### WRITTEN TASK
Only the lines from the start up to and including the line containing "126,68 117,68 117,140" should be repeated, word for word.

━━━━━━━━━━━━━━━━━━━━

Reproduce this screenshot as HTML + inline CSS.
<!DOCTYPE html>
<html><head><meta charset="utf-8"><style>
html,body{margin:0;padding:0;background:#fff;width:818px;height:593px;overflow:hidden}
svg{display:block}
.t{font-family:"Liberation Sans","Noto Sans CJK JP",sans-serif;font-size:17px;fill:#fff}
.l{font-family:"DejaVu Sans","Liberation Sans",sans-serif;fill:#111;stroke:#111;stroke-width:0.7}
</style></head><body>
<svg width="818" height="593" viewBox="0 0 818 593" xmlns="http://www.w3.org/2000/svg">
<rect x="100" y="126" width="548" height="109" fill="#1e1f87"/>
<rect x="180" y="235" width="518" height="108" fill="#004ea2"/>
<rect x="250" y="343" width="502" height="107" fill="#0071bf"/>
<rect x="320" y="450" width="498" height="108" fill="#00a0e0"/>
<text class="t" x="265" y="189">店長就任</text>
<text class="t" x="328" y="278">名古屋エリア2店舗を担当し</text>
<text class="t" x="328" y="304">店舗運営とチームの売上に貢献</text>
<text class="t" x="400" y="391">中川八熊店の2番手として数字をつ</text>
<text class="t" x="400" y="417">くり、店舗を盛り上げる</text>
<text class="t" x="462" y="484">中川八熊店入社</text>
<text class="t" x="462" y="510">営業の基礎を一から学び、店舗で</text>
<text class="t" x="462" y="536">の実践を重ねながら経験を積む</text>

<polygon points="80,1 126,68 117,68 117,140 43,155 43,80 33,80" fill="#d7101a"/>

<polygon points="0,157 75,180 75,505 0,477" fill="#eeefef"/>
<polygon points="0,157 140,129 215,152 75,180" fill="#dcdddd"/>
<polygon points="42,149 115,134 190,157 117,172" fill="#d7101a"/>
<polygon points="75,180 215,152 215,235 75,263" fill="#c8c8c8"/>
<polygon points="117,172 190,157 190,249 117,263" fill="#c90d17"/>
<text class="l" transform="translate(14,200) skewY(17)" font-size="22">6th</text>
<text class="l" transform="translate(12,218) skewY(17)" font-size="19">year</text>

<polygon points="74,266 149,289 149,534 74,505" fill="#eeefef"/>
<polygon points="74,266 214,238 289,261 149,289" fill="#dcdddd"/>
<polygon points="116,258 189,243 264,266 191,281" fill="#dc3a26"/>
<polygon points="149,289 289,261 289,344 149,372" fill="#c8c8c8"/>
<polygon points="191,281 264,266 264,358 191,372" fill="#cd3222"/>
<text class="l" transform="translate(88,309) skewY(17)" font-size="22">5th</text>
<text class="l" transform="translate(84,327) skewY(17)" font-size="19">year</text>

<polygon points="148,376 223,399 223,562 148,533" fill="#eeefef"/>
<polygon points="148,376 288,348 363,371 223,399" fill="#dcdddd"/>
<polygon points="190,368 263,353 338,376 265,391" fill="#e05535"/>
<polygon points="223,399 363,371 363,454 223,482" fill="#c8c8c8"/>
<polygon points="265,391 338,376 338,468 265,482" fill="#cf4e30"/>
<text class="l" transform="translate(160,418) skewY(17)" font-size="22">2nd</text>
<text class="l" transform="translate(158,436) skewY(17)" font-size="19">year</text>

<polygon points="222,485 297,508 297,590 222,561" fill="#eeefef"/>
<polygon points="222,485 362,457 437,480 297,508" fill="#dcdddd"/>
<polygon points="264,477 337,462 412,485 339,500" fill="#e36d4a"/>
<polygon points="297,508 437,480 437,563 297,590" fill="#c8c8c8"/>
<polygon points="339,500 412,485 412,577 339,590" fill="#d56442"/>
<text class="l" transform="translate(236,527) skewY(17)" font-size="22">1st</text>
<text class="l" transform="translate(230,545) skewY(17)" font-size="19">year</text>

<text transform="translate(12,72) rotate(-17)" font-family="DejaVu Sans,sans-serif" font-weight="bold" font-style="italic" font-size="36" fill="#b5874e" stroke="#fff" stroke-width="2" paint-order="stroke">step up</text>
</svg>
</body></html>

━━━━━━━━━━━━━━━━━━━━

### ANSWER TO THIS EXERCISE
Reproduce this screenshot as HTML + inline CSS.
<!DOCTYPE html>
<html><head><meta charset="utf-8"><style>
html,body{margin:0;padding:0;background:#fff;width:818px;height:593px;overflow:hidden}
svg{display:block}
.t{font-family:"Liberation Sans","Noto Sans CJK JP",sans-serif;font-size:17px;fill:#fff}
.l{font-family:"DejaVu Sans","Liberation Sans",sans-serif;fill:#111;stroke:#111;stroke-width:0.7}
</style></head><body>
<svg width="818" height="593" viewBox="0 0 818 593" xmlns="http://www.w3.org/2000/svg">
<rect x="100" y="126" width="548" height="109" fill="#1e1f87"/>
<rect x="180" y="235" width="518" height="108" fill="#004ea2"/>
<rect x="250" y="343" width="502" height="107" fill="#0071bf"/>
<rect x="320" y="450" width="498" height="108" fill="#00a0e0"/>
<text class="t" x="265" y="189">店長就任</text>
<text class="t" x="328" y="278">名古屋エリア2店舗を担当し</text>
<text class="t" x="328" y="304">店舗運営とチームの売上に貢献</text>
<text class="t" x="400" y="391">中川八熊店の2番手として数字をつ</text>
<text class="t" x="400" y="417">くり、店舗を盛り上げる</text>
<text class="t" x="462" y="484">中川八熊店入社</text>
<text class="t" x="462" y="510">営業の基礎を一から学び、店舗で</text>
<text class="t" x="462" y="536">の実践を重ねながら経験を積む</text>

<polygon points="80,1 126,68 117,68 117,140 43,155 43,80 33,80" fill="#d7101a"/>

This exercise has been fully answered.